Simplicity in Language and Strategies for Avoiding Jargon
The most common mistake in educational content is using industry jargon without explanation. Your audience may not be experts in the topic; define technical terms with a brief explanation the first time you use them. Parenthetical clarifications like "CPC (cost per click)" or "ROI, meaning return on investment" create language that is both professional and accessible. According to Nielsen Norman Group research, content written in plain language has a 58 percent higher completion rate than jargon-heavy content.
Short sentences and active verb usage are two fundamental principles that improve the comprehensibility of educational text. Instead of "your target audience should be analyzed," write "analyze your target audience" to address the reader directly and shorten the sentence. Concrete examples make abstract concepts tangible: instead of saying "engagement rate matters," say "an account with a 3.5 percent engagement rate and 10,000 followers gets 350 interactions per post" to provide numerical specificity. Include at least two to three concrete examples in every educational content piece to enrich the learning experience.
Step-by-Step Guide Format and Creating a Sense of Progress
Step-by-step guides are among the most-saved subtypes of educational content because they offer a directly actionable roadmap. Number each step to create a clear progression line from start to finish. Gradually increasing the difficulty of the steps preserves the follower's "I can do this" feeling and reduces drop-off rates. Five to seven steps is considered optimal length; longer processes should be split across multiple content pieces.
Adding a small checkpoint at the end of each step — like "once you've completed this step, move on to the next" — creates a sense of progress and maintains motivation.
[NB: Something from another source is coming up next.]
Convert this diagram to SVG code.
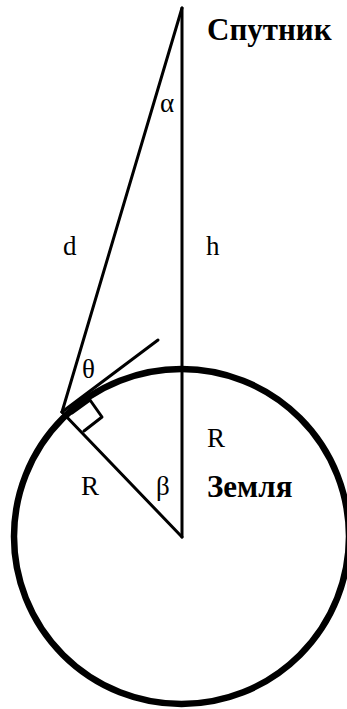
<svg xmlns="http://www.w3.org/2000/svg" width="347" height="709" viewBox="0 0 347 709">
<style>
.ln{stroke:#000;stroke-width:3;fill:none;stroke-linecap:round;stroke-linejoin:round}
.t{font-family:"Liberation Serif","Times New Roman",serif;font-size:27px;fill:#000}
.b{font-family:"Liberation Serif","Times New Roman",serif;font-size:31px;font-weight:bold;fill:#000}
</style>
<rect width="347" height="709" fill="#fff"/>
<g id="earth">
<circle cx="181.5" cy="536.5" r="167.5" fill="none" stroke="#000" stroke-width="6.5"/>
</g>
<g id="connectors">
<line class="ln" x1="182" y1="8" x2="182" y2="537"/>
<line class="ln" x1="182" y1="8" x2="62" y2="412"/>
<line class="ln" x1="62" y1="412" x2="182" y2="537"/>
<line class="ln" x1="62" y1="412" x2="158" y2="340"/>
<polyline class="ln" points="72,413 90,400 102,417 84,431"/>
</g>
<g id="labels">
<text class="b" x="207" y="40">Спутник</text>
<text class="t" x="160" y="112">α</text>
<text class="t" x="63" y="255">d</text>
<text class="t" x="206" y="255">h</text>
<text class="t" x="82" y="378">θ</text>
<text class="t" x="207" y="447">R</text>
<text class="t" x="81" y="495">R</text>
<text class="t" x="156" y="495">β</text>
<text class="b" x="207" y="497">Земля</text>
</g>
</svg>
Gamification principles can also be applied to social media educational content: micro-rewards like "if you completed all the steps, drop a checkmark emoji in the comments" boost engagement while giving the community a sense of accomplishment. After publishing a guide, showing yourself applying it step by step on your Story is the most effective way to provide a live example for your followers.
Performance Metrics and Iterative Improvement for Educational Content
Success measurement for educational content should go beyond standard engagement metrics. Save rate is the primary success indicator; when a user saves content, they are saying "I will come back and apply this." Calculate your save-to-reach ratio through Instagram Insights: rates above 2 percent are good, and rates above 5 percent represent excellent performance. Share rate is also a strong quality indicator for educational content.
In the iterative improvement process, log each piece of educational content's topic, format, length, and performance data in a spreadsheet. Monthly, compare your top three educational posts with the bottom three to identify common patterns. Are certain topics generating more interest, are certain formats getting more saves, or is a specific tone more effective? Finding data-driven answers to these questions sharpens your educational content strategy every month and accelerates your organic growth.